With help from the Longwood College Small Business Development Center and the Small Business Administration, Stone got a $200,000 line of credit and a fixed-rate, five-year $365,000 loan using his inventory and receivables as collateral.

He had trouble getting a loan at first, not because he wasn't a good risk, but because some banks didn't want to work with businesses in the struggling textile industry, he says. Others didn't want to bother with that kind of loan structure for less than $3 million.

He eventually got the loan through NationsBank in Richmond, with the SBA giving a secondary guarantee. Stone also saved thousands in fees because he's in the textile business and was able to use a federal program called the Community Adjustment and Investment Program, which is designed to offset the impact of NAFTA-related competition.

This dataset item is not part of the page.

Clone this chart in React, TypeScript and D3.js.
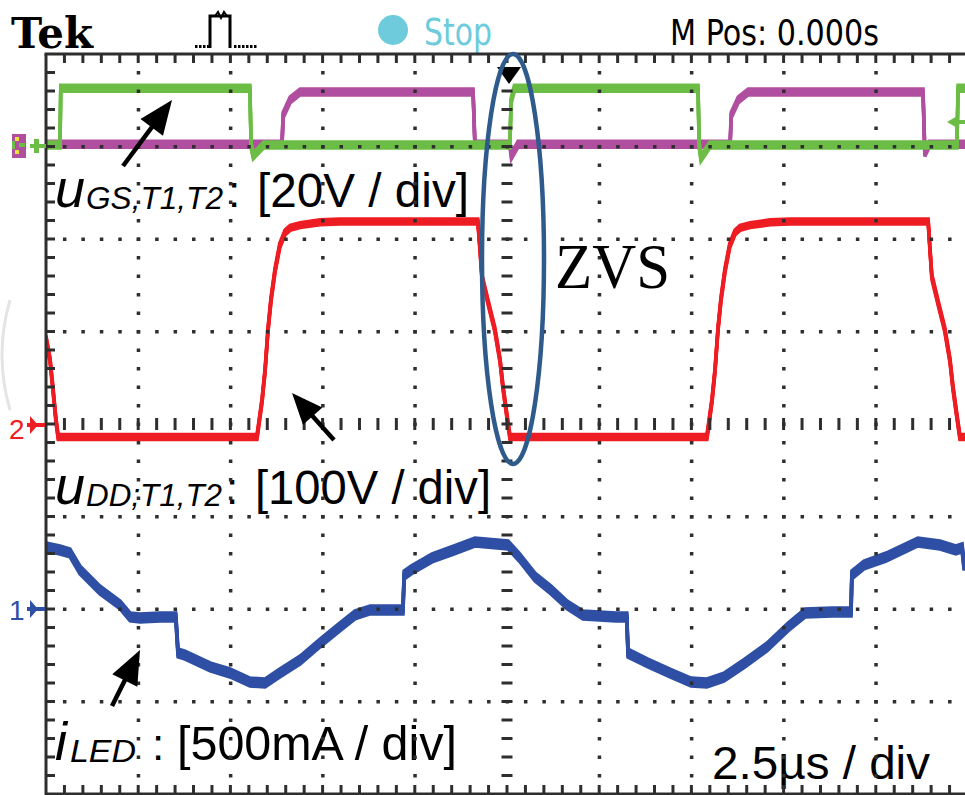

Without the program, Stone thinks he would have been faced with up to $30,000 in loan fees. "It might have been easier to just let some people go," he says. "I don't know that I would have paid that." Instead, the loan cost him just a few thousand in fees.

Stone says he's used the line of credit several times to borrow based on his need and his inventory on hand. Now he worries less about paying bills and can focus on expanding his company. "If a buy presents itself from a manufacturer," he says, "we hate to not be able to take advantage of it [when] I know there was a margin to be had if I just had the money to buy that product."